_STATED PROBLEM_
Set down the data below without change, skipping the pictures it holds.

_DATA_
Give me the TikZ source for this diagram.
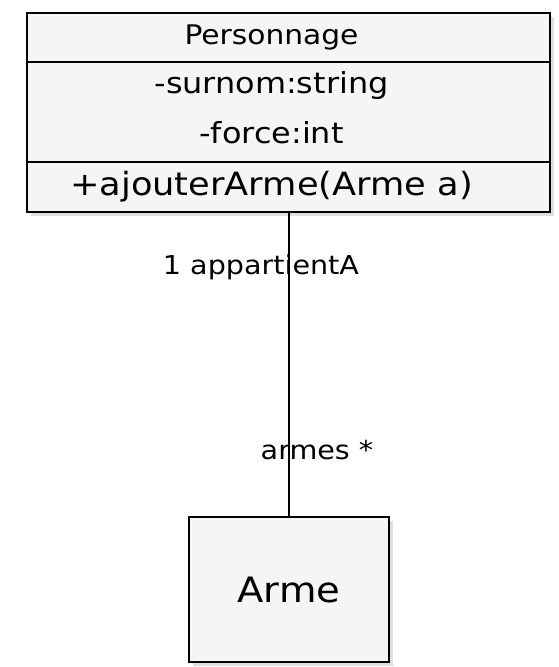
\documentclass[tikz,border=0pt]{standalone}
\usepackage{fontspec}
\setmainfont{DejaVu Sans}[FakeStretch=1.1]
\usetikzlibrary{positioning,shadows}
\newcommand\leftish[1]{\hspace*{-17pt}#1\hspace*{17pt}}
\tikzset{
  classpart/.style = {
    draw, fill=gray!8, inner sep=0pt, outer sep=0pt, line width=2pt,
    minimum width=523pt
  },
  classshadow/.style = {
    drop shadow={opacity=0.25, shadow xshift=4pt, shadow yshift=-4pt}
  },
  rolelabel/.style = {font=\fontsize{26}{30}\selectfont}
}
\tikzset{x=1pt,y=1pt}

\begin{document}
\begin{tikzpicture}[line width=1.6pt]
  \useasboundingbox (0,0) rectangle (558,-667);
  \node (head) at (288.5,-37.5) [classpart, classshadow, minimum height=49pt,
    font=\fontsize{27}{31}\selectfont] {\leftish{\raisebox{5pt}{Personnage}}};
  \node (attrs) [classpart, classshadow, below=0pt of head, minimum height=100pt,
    font=\fontsize{29}{34}\selectfont] {\leftish{\raisebox{7pt}{\begin{tabular}{@{}c@{}}-surnom:string\\[16pt]-force:int\end{tabular}}}};
  \node (meths) [classpart, classshadow, below=0pt of attrs, minimum height=50pt,
    font=\fontsize{32}{36}\selectfont] {\leftish{+ajouterArme(Arme a)}};
  \node (arme) at (289,-589.5) [classpart, classshadow, minimum width=200pt, minimum height=145pt,
    font=\fontsize{35}{40}\selectfont] {Arme};
  \draw (meths.south -| arme.north) -- (arme.north)
    node[rolelabel, pos=0.18, xshift=-28pt] {1 appartientA}
    node[rolelabel, pos=0.78, xshift=28pt] {armes *};
\end{tikzpicture}
\end{document}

_SOLVED EXERCISE_
Give me the TikZ source for this diagram.
\documentclass[tikz,border=0pt]{standalone}
\usepackage{fontspec}
\setmainfont{DejaVu Sans}[FakeStretch=1.1]
\usetikzlibrary{positioning,shadows}
\newcommand\leftish[1]{\hspace*{-17pt}#1\hspace*{17pt}}
\tikzset{
  classpart/.style = {
    draw, fill=gray!8, inner sep=0pt, outer sep=0pt, line width=2pt,
    minimum width=523pt
  },
  classshadow/.style = {
    drop shadow={opacity=0.25, shadow xshift=4pt, shadow yshift=-4pt}
  },
  rolelabel/.style = {font=\fontsize{26}{30}\selectfont}
}
\tikzset{x=1pt,y=1pt}

\begin{document}
\begin{tikzpicture}[line width=1.6pt]
  \useasboundingbox (0,0) rectangle (558,-667);
  \node (head) at (288.5,-37.5) [classpart, classshadow, minimum height=49pt,
    font=\fontsize{27}{31}\selectfont] {\leftish{\raisebox{5pt}{Personnage}}};
  \node (attrs) [classpart, classshadow, below=0pt of head, minimum height=100pt,
    font=\fontsize{29}{34}\selectfont] {\leftish{\raisebox{7pt}{\begin{tabular}{@{}c@{}}-surnom:string\\[16pt]-force:int\end{tabular}}}};
  \node (meths) [classpart, classshadow, below=0pt of attrs, minimum height=50pt,
    font=\fontsize{32}{36}\selectfont] {\leftish{+ajouterArme(Arme a)}};
  \node (arme) at (289,-589.5) [classpart, classshadow, minimum width=200pt, minimum height=145pt,
    font=\fontsize{35}{40}\selectfont] {Arme};
  \draw (meths.south -| arme.north) -- (arme.north)
    node[rolelabel, pos=0.18, xshift=-28pt] {1 appartientA}
    node[rolelabel, pos=0.78, xshift=28pt] {armes *};
\end{tikzpicture}
\end{document}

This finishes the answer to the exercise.